Prohibited items inspection using X-ray screening is essential for reducing the risk of crime and terrorist attacks. The difficulty in prohibited items inspection lies in accurately detecting prohibited items in complex X-ray images and limited access to X-ray images containing prohibited items. Few-shot segmentation aims at learning with limited examples and assigning a category label to each image pixel. However, current few-shot methods are mostly full-supervised and less robust to the prohibited items categories that did not appear during training process. In this paper, we propose a method for few-shot prohibited items segmentation tasks which utilize unlabeled data and better leverage the representation of input samples during model training process. Specifically, a patch-based self-supervised embedding network is firstly devised as the base learner to learn an abstract representation of the observation from unlabeled samples.
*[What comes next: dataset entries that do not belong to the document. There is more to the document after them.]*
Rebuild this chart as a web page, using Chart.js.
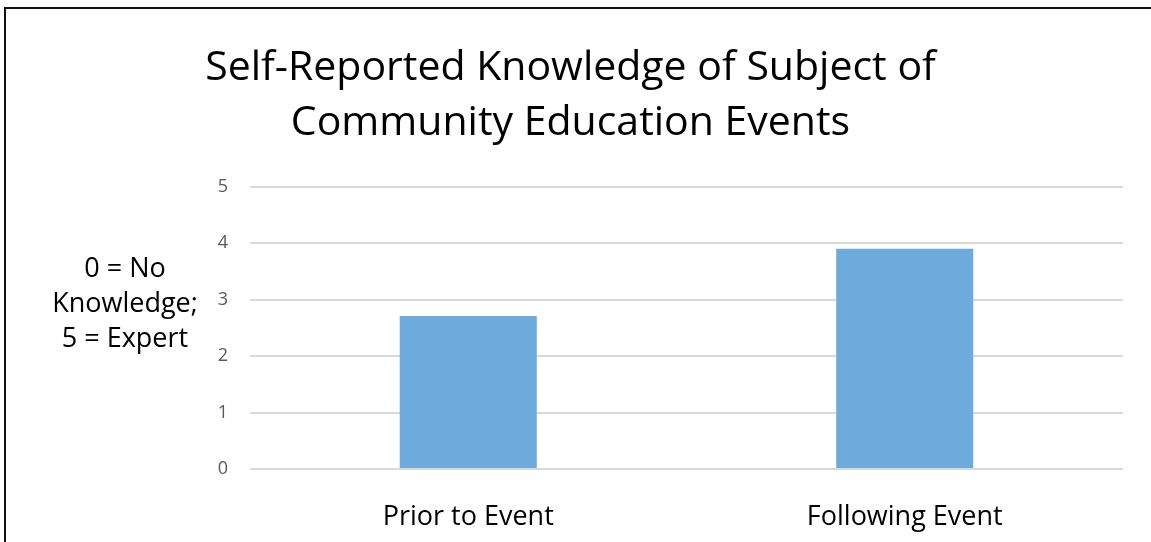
<!DOCTYPE html>
<html>
<head>
<meta charset="utf-8">
<script src="https://cdn.jsdelivr.net/npm/chart.js@4/dist/chart.umd.min.js"></script>
<style>
  html, body { margin: 0; padding: 0; background: #fff; }
  #wrap { position: relative; width: 1151px; height: 542px; }
  #frame {
    position: absolute; left: 4px; top: 7px; right: 0; bottom: 0;
    border-top: 2px solid #111; border-left: 2px solid #111;
    pointer-events: none;
  }
</style>
</head>
<body>
<div id="wrap">
  <canvas id="knowledgeChart" width="1151" height="542"></canvas>
  <div id="frame"></div>
</div>
<script>
// Self-reported knowledge, before and after the events
const categories = ["Prior to Event", "Following Event"];
const knowledgeScores = [2.71, 3.9];
const yTicks = [0, 1, 2, 3, 4, 5];

const chartTitle = ["Self-Reported Knowledge of Subject of", "Community Education Events"];
const yAxisLines = ["0 = No", "Knowledge;", "5 = Expert"];

const fontFamily = "'Open Sans', 'Noto Sans', sans-serif";

// horizontal y axis title, like the original
const yTitlePlugin = {
  id: "yTitle",
  afterDraw(chart) {
    const ctx = chart.ctx;
    ctx.save();
    ctx.font = "27px " + fontFamily;
    ctx.fillStyle = "#000";
    ctx.textAlign = "center";
    ctx.textBaseline = "middle";
    yAxisLines.forEach((line, i) => {
      ctx.fillText(line, 125, 269 + i * 35);
    });
    ctx.restore();
  },
};

const ctx = document.getElementById("knowledgeChart").getContext("2d");
new Chart(ctx, {
  type: "bar",
  data: {
    labels: categories,
    datasets: [
      {
        label: "Knowledge",
        data: knowledgeScores,
        backgroundColor: "#6CABDC",
        borderWidth: 0,
        categoryPercentage: 1,
        barPercentage: 0.314,
      },
    ],
  },
  options: {
    responsive: false,
    animation: false,
    layout: { padding: { left: 18, right: 28, top: 0, bottom: 0 } },
    plugins: {
      legend: { display: false },
      tooltip: { enabled: false },
      title: {
        display: true,
        text: chartTitle,
        color: "#000",
        font: { family: fontFamily, size: 41, weight: "normal", lineHeight: 1.36 },
        padding: { top: 40, bottom: 35 },
      },
    },
    scales: {
      x: {
        grid: { display: false, drawTicks: false },
        border: { display: false },
        ticks: { color: "#000", font: { family: fontFamily, size: 27 }, padding: 32 },
        afterFit: (scale) => { scale.height = 73; },
      },
      y: {
        min: 0,
        max: 5,
        afterBuildTicks: (scale) => { scale.ticks = yTicks.map((v) => ({ value: v })); },
        grid: { color: "#D9D9D9", lineWidth: 2, drawTicks: false },
        border: { display: false },
        ticks: { color: "#595959", font: { family: fontFamily, size: 18 }, padding: 22 },
        afterFit: (scale) => { scale.width = 232; },
      },
    },
  },
  plugins: [yTitlePlugin],
});
</script>
</body>
</html>
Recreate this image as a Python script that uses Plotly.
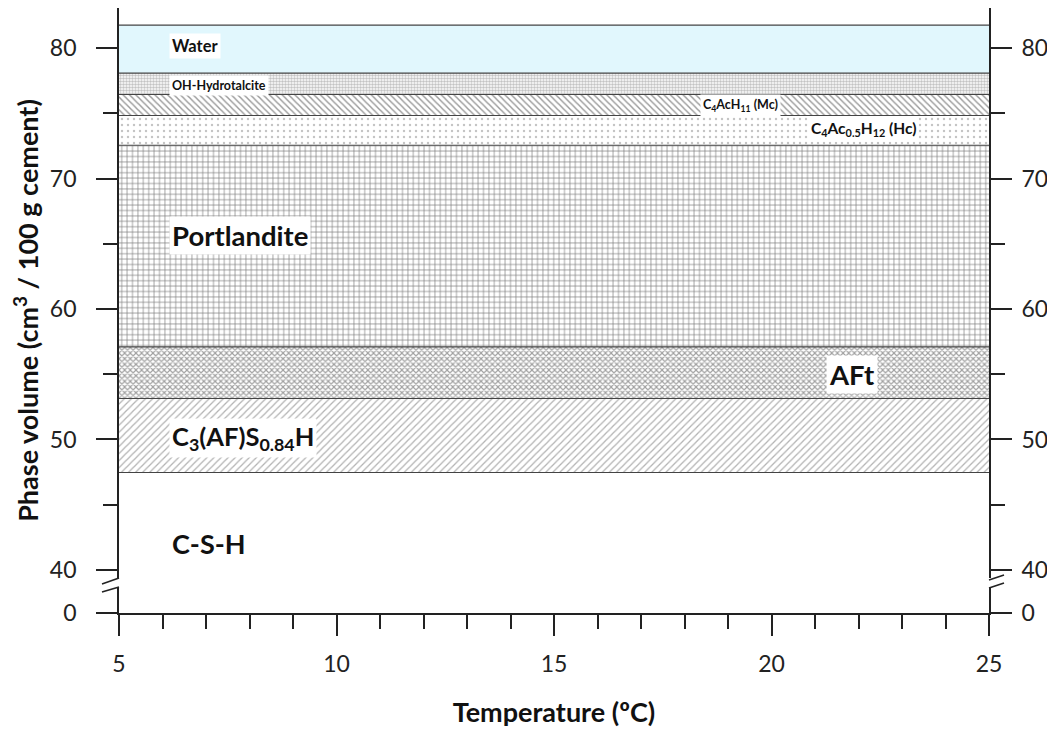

Then we apply few-shot learning and generate abstract representation related to prohibited items from support sample within the embedding space, which is followed by obtaining the corresponding class-specific prototype representations via masked average pooling. The distance between each pixel of query sample and prototypes are calculated to predict the label of each pixel. Moreover, prototype reverse validation strategy (PRV) is proposed to further exploit the support representation to assist training. Extensive experiments show that our proposed method outperforms the state-of-the-art by delivering a higher accuracy on automated prohibited items inspection and requiring less labeled samples.